Educational value points

  • Grievous Bodily Harm has been described as a modern ‘film noir‘ and in keeping with this genre the main protagonists, Stewart and Birch, are morally ambiguous characters. In this clip Birch appears at first to be an honest policeman doing his best to break the siege, but this impression is undermined when he uses Stewart as a ruse to shoot the rapist, Les, in cold blood.
  • Contrasting light and dark is a feature of film noir, and is often used to signify a character’s moral ambiguity. During the exchange between Stewart and Birch in the warehouse scene the use of low-key lighting often places Stewart’s face in partial shadow, an effect heightened by filming the two men in profile. The final shot reinforces this ambiguity by placing Stewart in the centre right of the frame against a backdrop that is neatly divided into shadow and light.
  • During the final part of the siege the clip cuts between shots of Les, Stewart, Birch and a nearby train, which in each shot is shown progressively closer to the camera. The changing position of the train may be intended to build tension and to suggest that each party is on a collision course. The soundtrack reinforces this sense, the tempo of the music escalating with the advancing train and increasingly rapid edits.
  • The clip depicts an incident of police corruption. At the time Grievous Bodily Harm was released in 1988, the New South Wales police force had a reputation for widespread corruption, including the fabrication and planting of evidence. The Royal Commission into the NSW Police Service conducted by Justice James Wood between 1994 and 1997 found that corruption was endemic and systemic within the force.
  • Colin Friels, who plays Tom Stewart, graduated from the National Institute of Dramatic Arts (NIDA) in 1976 and has since worked in film, television and theatre. He made his mark in the title role in Malcolm (1986), winning Best Actor in a Lead Role at the 1986 AFI Awards, and won another AFI award for his work in Halifax fp: Hard Corps (1994). Friels has been nominated for two other AFI awards but is best known for his role as Detective Frank Holloway in Water Rats.

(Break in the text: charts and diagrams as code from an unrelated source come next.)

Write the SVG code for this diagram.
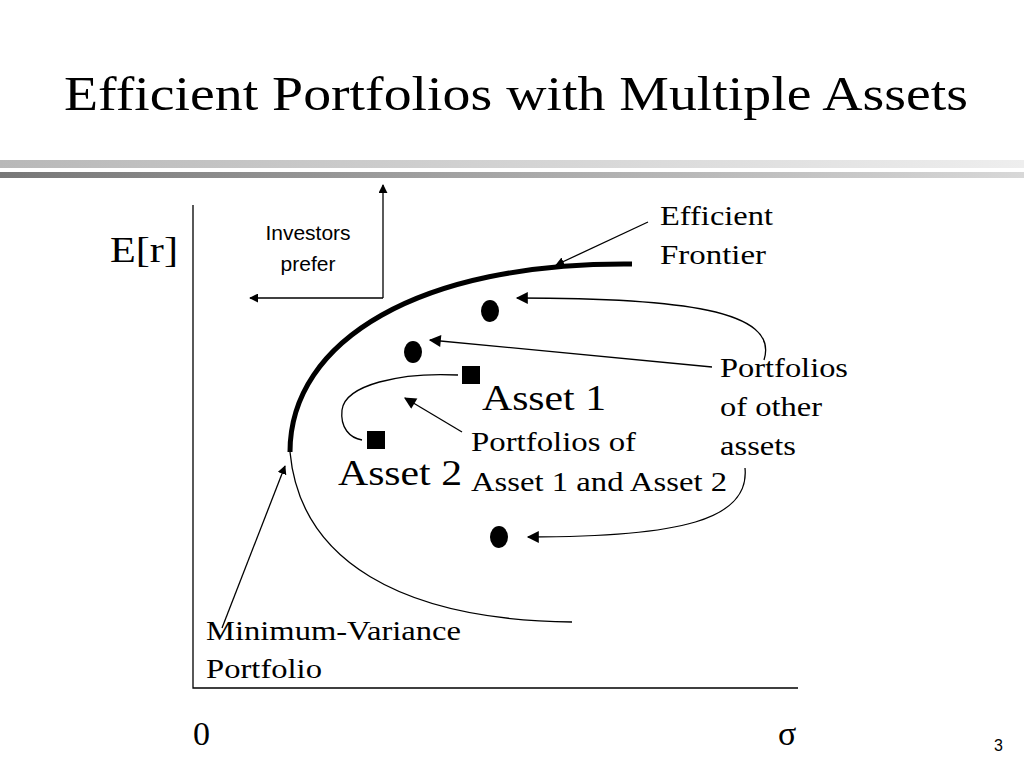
<svg xmlns="http://www.w3.org/2000/svg" width="1024" height="768" viewBox="0 0 1024 768">
<defs>
<linearGradient id="g1" x1="0" x2="1"><stop offset="0" stop-color="#b8b8b8"/><stop offset="1" stop-color="#eeeeee"/></linearGradient>
<linearGradient id="g2" x1="0" x2="1"><stop offset="0" stop-color="#777"/><stop offset="1" stop-color="#d8d8d8"/></linearGradient>
<marker id="ar" viewBox="0 0 10 10" refX="9" refY="5" markerWidth="9" markerHeight="9" markerUnits="userSpaceOnUse" orient="auto"><path d="M0,0L10,5L0,10z" fill="#000"/></marker>
<marker id="arb" viewBox="0 0 10 10" refX="9" refY="5" markerWidth="14" markerHeight="12" markerUnits="userSpaceOnUse" orient="auto"><path d="M0,0L10,5L0,10z" fill="#000"/></marker>
</defs>
<style>
.s{font-family:"Liberation Serif",serif;fill:#000}
.a{font-family:"Liberation Sans",sans-serif;fill:#000}
.l{fill:none;stroke:#000;stroke-width:1.3}
</style>
<rect width="1024" height="768" fill="#fff"/>
<text class="s" x="64" y="110" font-size="48" textLength="904" lengthAdjust="spacingAndGlyphs">Efficient Portfolios with Multiple Assets</text>
<rect x="0" y="160" width="1024" height="8" fill="url(#g1)"/>
<rect x="0" y="172" width="1024" height="6" fill="url(#g2)"/>
<g id="axes">
<path class="l" d="M193,205V688H798"/>
<text class="s" x="110" y="262" font-size="36" textLength="68" lengthAdjust="spacingAndGlyphs">E[r]</text>
<text class="s" x="193" y="745" font-size="34">0</text>
<text class="s" x="778" y="745" font-size="34">σ</text>
</g>
<g id="frontier">
<path d="M290,452C290,340 420,262 632,264" fill="none" stroke="#000" stroke-width="5"/>
<path class="l" d="M290,452C300,560 400,620 572,622"/>
<text class="s" x="660" y="225" font-size="27" textLength="113" lengthAdjust="spacingAndGlyphs">Efficient</text>
<text class="s" x="660" y="264" font-size="27" textLength="106" lengthAdjust="spacingAndGlyphs">Frontier</text>
</g>
<g id="investors">
<text class="a" x="308" y="240" font-size="21" text-anchor="middle">Investors</text>
<text class="a" x="308" y="271" font-size="21" text-anchor="middle">prefer</text>
</g>
<g id="points">
<ellipse cx="490" cy="311" rx="9" ry="11"/>
<ellipse cx="413" cy="352" rx="9" ry="11"/>
<ellipse cx="499" cy="537" rx="9" ry="11"/>
<rect x="462" y="366" width="18" height="18"/>
<rect x="367" y="431" width="18" height="18"/>
<text class="s" x="482" y="410" font-size="36" textLength="124" lengthAdjust="spacingAndGlyphs">Asset 1</text>
<text class="s" x="338" y="485" font-size="36" textLength="124" lengthAdjust="spacingAndGlyphs">Asset 2</text>
<text class="s" x="471" y="451" font-size="27" textLength="165" lengthAdjust="spacingAndGlyphs">Portfolios of</text>
<text class="s" x="471" y="491" font-size="27" textLength="256" lengthAdjust="spacingAndGlyphs">Asset 1 and Asset 2</text>
<text class="s" x="720" y="377" font-size="27" textLength="128" lengthAdjust="spacingAndGlyphs">Portfolios</text>
<text class="s" x="720" y="416" font-size="27" textLength="102" lengthAdjust="spacingAndGlyphs">of other</text>
<text class="s" x="720" y="455" font-size="27" textLength="76" lengthAdjust="spacingAndGlyphs">assets</text>
<text class="s" x="206" y="640" font-size="27" textLength="255" lengthAdjust="spacingAndGlyphs">Minimum-Variance</text>
<text class="s" x="206" y="678" font-size="27" textLength="116" lengthAdjust="spacingAndGlyphs">Portfolio</text>
<text class="a" x="1003" y="751" font-size="16" text-anchor="end">3</text>
</g>
<g id="connectors">
<path class="l" d="M383,298V185" marker-end="url(#ar)"/>
<path class="l" d="M383,298H250" marker-end="url(#ar)"/>
<path class="l" d="M648,222L556,265" marker-end="url(#ar)"/>
<path class="l" d="M764,360C780,310 680,298 517,298" marker-end="url(#arb)"/>
<path class="l" d="M712,367L430,340" marker-end="url(#arb)"/>
<path class="l" d="M745,468C750,520 680,537 528,537" marker-end="url(#arb)"/>
<path class="l" d="M458,375C400,372 345,385 342,410C340,428 350,438 362,440"/>
<path class="l" d="M462,432L405,398" marker-end="url(#arb)"/>
<path class="l" d="M222,628L285,466" marker-end="url(#ar)"/>
</g>
</svg>
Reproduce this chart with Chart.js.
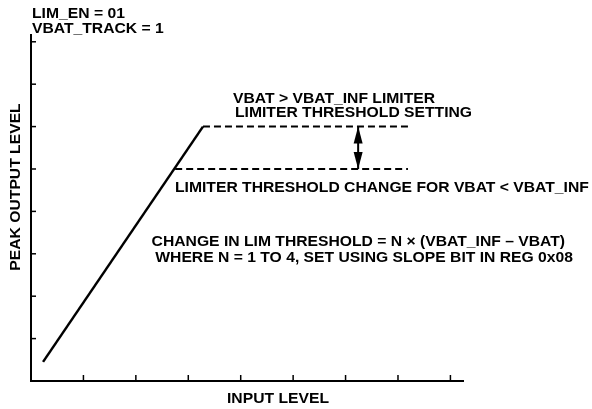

  • The New Zealand actor Bruno Lawrence, who plays the hard-bitten and ruthless Detective Sergeant Birch in Grievous Bodily Harm, appeared in a number of Australian films including Rikky and Pete (1988), The Delinquents (1989) and Spotswood (1992). In the early 1990s he won plaudits for his role as the cynical television executive in the television comedy series Frontline. He returned to New Zealand in 1994, just prior to his death in 1995.
  • Director Mark Joffe has worked in both film and television, and it was his direction of the fast-paced, taut and well-received television miniseries The Great Bookie Robbery (1986) that led to his selection as director of Grievous Bodily Harm. His other films include Spotswood (1992), Cosi (1996), The Matchmaker (1997) and The Man Who Sued God (2001).